--- begin Records ---

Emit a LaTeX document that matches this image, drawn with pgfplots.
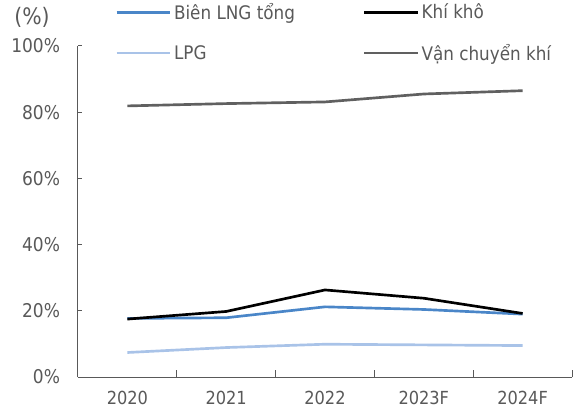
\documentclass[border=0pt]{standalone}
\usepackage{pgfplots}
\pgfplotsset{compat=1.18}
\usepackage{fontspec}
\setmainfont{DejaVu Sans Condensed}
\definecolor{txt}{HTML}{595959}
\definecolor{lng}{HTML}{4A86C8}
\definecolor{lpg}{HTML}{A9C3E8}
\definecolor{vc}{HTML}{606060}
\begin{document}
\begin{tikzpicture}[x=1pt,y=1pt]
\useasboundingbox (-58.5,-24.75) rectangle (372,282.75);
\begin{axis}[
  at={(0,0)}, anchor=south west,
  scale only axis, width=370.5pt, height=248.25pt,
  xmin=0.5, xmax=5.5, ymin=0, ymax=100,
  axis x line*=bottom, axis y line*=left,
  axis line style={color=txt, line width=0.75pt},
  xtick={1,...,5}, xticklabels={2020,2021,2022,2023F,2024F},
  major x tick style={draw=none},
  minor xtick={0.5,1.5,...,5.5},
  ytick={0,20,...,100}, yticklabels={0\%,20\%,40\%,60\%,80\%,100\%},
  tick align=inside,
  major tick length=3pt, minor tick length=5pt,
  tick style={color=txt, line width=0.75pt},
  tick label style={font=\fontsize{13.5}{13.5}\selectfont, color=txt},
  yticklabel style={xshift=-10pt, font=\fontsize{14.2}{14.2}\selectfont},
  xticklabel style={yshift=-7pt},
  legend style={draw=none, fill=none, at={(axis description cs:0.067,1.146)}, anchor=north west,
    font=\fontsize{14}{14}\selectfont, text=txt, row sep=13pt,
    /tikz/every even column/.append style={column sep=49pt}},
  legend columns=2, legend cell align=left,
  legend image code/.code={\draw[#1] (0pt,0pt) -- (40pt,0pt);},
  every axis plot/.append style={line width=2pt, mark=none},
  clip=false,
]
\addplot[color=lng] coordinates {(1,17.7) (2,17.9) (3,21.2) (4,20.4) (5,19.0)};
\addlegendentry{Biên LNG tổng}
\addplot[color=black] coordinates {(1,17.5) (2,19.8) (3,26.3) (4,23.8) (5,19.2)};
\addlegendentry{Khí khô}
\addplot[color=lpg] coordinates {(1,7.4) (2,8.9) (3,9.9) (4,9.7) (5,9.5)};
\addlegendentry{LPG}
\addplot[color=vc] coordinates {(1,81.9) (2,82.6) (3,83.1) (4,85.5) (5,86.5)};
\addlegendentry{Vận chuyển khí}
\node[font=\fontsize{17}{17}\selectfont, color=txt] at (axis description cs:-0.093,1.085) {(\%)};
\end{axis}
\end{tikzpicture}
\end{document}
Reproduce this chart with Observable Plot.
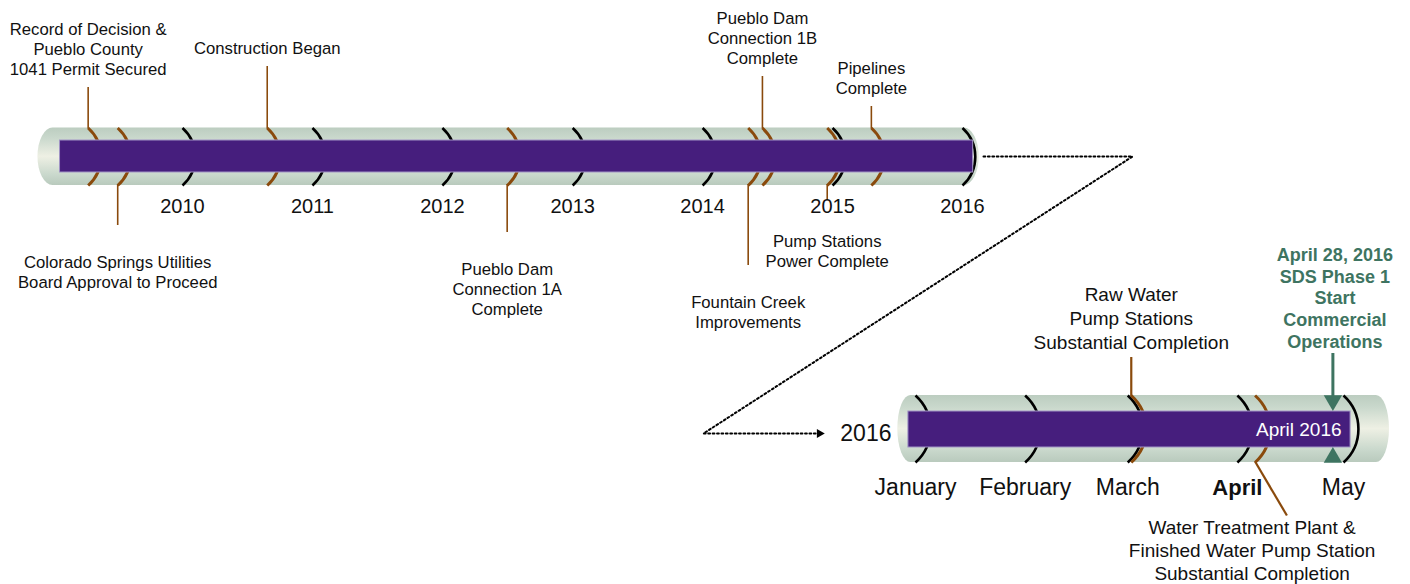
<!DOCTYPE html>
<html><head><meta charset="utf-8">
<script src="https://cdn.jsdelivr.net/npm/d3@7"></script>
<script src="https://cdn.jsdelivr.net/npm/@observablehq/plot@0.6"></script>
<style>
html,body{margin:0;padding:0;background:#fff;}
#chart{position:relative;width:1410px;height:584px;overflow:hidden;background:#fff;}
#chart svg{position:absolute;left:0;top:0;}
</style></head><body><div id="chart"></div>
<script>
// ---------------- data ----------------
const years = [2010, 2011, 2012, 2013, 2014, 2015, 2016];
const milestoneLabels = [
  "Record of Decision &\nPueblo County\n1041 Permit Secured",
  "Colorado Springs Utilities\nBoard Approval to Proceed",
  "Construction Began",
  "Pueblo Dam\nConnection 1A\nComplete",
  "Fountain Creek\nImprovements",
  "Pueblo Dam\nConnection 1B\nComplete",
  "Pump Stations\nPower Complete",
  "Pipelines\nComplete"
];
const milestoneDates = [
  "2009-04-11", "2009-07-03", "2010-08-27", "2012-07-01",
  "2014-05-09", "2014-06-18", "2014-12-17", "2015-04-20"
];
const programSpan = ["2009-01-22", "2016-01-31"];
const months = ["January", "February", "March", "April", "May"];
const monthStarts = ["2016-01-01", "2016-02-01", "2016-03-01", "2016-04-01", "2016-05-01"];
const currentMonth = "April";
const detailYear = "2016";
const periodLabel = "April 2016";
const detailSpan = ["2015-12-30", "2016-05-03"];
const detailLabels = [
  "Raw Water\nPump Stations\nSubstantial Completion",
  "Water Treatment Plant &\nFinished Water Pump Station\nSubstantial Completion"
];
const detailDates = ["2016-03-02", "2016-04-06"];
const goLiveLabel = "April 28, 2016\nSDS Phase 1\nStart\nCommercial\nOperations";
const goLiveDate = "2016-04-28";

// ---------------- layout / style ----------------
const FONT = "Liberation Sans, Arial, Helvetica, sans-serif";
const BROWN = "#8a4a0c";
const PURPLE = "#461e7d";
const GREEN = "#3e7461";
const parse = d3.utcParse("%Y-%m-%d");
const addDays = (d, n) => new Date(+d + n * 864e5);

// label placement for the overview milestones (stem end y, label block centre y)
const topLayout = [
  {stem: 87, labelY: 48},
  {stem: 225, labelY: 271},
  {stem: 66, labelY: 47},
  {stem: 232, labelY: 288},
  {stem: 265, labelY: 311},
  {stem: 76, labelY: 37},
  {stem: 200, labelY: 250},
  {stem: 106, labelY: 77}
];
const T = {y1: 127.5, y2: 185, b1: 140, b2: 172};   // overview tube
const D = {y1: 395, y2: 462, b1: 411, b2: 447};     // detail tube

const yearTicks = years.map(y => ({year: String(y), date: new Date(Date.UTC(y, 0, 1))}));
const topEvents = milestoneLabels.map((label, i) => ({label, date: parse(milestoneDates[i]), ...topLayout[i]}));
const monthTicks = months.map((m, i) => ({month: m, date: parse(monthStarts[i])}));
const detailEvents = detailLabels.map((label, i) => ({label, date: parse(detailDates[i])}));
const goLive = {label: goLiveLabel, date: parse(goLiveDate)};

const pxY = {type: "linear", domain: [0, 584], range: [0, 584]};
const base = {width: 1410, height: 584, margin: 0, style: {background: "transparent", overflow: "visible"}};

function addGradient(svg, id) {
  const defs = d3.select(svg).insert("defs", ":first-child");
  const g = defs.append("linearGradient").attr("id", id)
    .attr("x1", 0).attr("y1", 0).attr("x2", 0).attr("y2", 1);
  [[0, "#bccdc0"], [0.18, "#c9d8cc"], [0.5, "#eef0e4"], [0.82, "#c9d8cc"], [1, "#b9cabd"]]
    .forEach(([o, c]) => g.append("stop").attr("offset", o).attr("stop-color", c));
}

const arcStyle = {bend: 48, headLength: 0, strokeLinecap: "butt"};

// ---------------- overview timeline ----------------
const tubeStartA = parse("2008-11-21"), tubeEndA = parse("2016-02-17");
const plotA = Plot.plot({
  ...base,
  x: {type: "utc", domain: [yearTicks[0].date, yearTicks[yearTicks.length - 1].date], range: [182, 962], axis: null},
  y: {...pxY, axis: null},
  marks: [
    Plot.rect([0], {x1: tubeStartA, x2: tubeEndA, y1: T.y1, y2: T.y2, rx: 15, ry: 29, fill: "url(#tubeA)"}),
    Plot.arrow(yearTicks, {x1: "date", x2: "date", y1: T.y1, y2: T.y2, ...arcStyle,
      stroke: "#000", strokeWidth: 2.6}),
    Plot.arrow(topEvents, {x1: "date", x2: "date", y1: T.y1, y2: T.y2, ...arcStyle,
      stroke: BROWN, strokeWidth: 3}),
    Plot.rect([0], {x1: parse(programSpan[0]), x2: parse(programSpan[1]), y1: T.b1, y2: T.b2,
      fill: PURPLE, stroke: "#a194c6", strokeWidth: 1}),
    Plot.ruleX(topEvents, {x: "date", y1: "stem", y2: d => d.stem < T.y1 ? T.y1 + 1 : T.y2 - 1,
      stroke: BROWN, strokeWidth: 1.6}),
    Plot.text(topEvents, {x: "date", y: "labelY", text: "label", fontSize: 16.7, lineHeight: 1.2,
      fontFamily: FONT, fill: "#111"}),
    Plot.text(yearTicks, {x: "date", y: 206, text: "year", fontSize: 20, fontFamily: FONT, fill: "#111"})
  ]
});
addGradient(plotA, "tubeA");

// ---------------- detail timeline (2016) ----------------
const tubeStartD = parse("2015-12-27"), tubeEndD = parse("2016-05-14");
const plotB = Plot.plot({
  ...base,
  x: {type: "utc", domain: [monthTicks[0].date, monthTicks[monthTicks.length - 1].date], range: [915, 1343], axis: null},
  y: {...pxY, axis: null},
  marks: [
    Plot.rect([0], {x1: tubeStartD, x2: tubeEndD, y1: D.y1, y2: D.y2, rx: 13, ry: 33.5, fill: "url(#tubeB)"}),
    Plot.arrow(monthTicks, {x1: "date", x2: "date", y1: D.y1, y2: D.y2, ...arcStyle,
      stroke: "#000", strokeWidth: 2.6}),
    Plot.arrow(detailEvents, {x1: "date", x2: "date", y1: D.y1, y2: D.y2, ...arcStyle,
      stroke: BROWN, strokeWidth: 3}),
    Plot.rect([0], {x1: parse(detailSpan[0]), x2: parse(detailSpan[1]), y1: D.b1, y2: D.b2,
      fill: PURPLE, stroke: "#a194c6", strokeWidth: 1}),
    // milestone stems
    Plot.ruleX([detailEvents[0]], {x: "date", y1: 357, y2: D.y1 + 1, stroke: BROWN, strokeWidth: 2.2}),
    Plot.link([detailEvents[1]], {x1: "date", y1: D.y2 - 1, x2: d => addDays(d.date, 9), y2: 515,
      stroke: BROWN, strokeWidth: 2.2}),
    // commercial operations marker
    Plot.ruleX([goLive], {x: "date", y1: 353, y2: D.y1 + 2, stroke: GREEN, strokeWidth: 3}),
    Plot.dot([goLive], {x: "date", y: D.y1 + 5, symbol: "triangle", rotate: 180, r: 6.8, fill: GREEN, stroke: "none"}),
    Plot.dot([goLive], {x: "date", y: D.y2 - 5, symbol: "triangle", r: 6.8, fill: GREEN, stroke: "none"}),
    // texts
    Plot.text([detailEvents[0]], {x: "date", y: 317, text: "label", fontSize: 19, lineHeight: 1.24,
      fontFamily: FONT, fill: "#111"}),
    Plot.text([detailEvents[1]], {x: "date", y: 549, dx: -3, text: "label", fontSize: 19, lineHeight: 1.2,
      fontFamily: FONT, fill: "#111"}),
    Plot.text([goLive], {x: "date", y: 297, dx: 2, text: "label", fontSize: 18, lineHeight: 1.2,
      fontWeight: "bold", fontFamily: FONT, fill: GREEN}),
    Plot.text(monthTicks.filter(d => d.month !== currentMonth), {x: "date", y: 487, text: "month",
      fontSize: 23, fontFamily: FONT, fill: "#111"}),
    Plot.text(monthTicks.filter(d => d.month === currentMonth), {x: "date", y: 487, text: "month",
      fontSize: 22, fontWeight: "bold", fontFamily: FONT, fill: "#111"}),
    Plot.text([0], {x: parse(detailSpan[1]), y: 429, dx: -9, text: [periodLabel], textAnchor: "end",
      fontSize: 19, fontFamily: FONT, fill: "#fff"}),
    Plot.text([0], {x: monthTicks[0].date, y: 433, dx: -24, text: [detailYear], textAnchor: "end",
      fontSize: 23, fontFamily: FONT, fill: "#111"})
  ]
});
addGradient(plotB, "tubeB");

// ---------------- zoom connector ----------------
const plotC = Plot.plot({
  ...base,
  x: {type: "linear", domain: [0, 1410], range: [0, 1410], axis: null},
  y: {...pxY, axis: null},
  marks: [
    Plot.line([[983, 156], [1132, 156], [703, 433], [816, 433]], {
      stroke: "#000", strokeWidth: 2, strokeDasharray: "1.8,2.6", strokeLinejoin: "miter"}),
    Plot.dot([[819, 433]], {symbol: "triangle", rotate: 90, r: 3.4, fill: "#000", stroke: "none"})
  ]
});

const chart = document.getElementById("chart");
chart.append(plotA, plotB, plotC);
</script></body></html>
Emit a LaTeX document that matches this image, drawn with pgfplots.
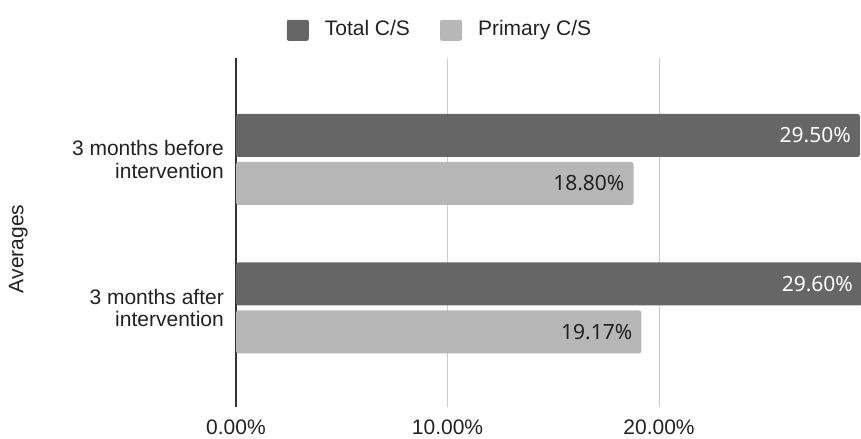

--- end Records ---

● **Directive**: Pull out only the lines from the one with "Reproduce this chart with Observable Plot." up to and including the one with "const addDays = (d, n)", and drop any pictures along the way.

● **Exercise response**:
Reproduce this chart with Observable Plot.
<!DOCTYPE html>
<html><head><meta charset="utf-8">
<script src="https://cdn.jsdelivr.net/npm/d3@7"></script>
<script src="https://cdn.jsdelivr.net/npm/@observablehq/plot@0.6"></script>
<style>
html,body{margin:0;padding:0;background:#fff;}
#chart{position:relative;width:1410px;height:584px;overflow:hidden;background:#fff;}
#chart svg{position:absolute;left:0;top:0;}
</style></head><body><div id="chart"></div>
<script>
// ---------------- data ----------------
const years = [2010, 2011, 2012, 2013, 2014, 2015, 2016];
const milestoneLabels = [
  "Record of Decision &\nPueblo County\n1041 Permit Secured",
  "Colorado Springs Utilities\nBoard Approval to Proceed",
  "Construction Began",
  "Pueblo Dam\nConnection 1A\nComplete",
  "Fountain Creek\nImprovements",
  "Pueblo Dam\nConnection 1B\nComplete",
  "Pump Stations\nPower Complete",
  "Pipelines\nComplete"
];
const milestoneDates = [
  "2009-04-11", "2009-07-03", "2010-08-27", "2012-07-01",
  "2014-05-09", "2014-06-18", "2014-12-17", "2015-04-20"
];
const programSpan = ["2009-01-22", "2016-01-31"];
const months = ["January", "February", "March", "April", "May"];
const monthStarts = ["2016-01-01", "2016-02-01", "2016-03-01", "2016-04-01", "2016-05-01"];
const currentMonth = "April";
const detailYear = "2016";
const periodLabel = "April 2016";
const detailSpan = ["2015-12-30", "2016-05-03"];
const detailLabels = [
  "Raw Water\nPump Stations\nSubstantial Completion",
  "Water Treatment Plant &\nFinished Water Pump Station\nSubstantial Completion"
];
const detailDates = ["2016-03-02", "2016-04-06"];
const goLiveLabel = "April 28, 2016\nSDS Phase 1\nStart\nCommercial\nOperations";
const goLiveDate = "2016-04-28";

// ---------------- layout / style ----------------
const FONT = "Liberation Sans, Arial, Helvetica, sans-serif";
const BROWN = "#8a4a0c";
const PURPLE = "#461e7d";
const GREEN = "#3e7461";
const parse = d3.utcParse("%Y-%m-%d");
const addDays = (d, n) => new Date(+d + n * 864e5);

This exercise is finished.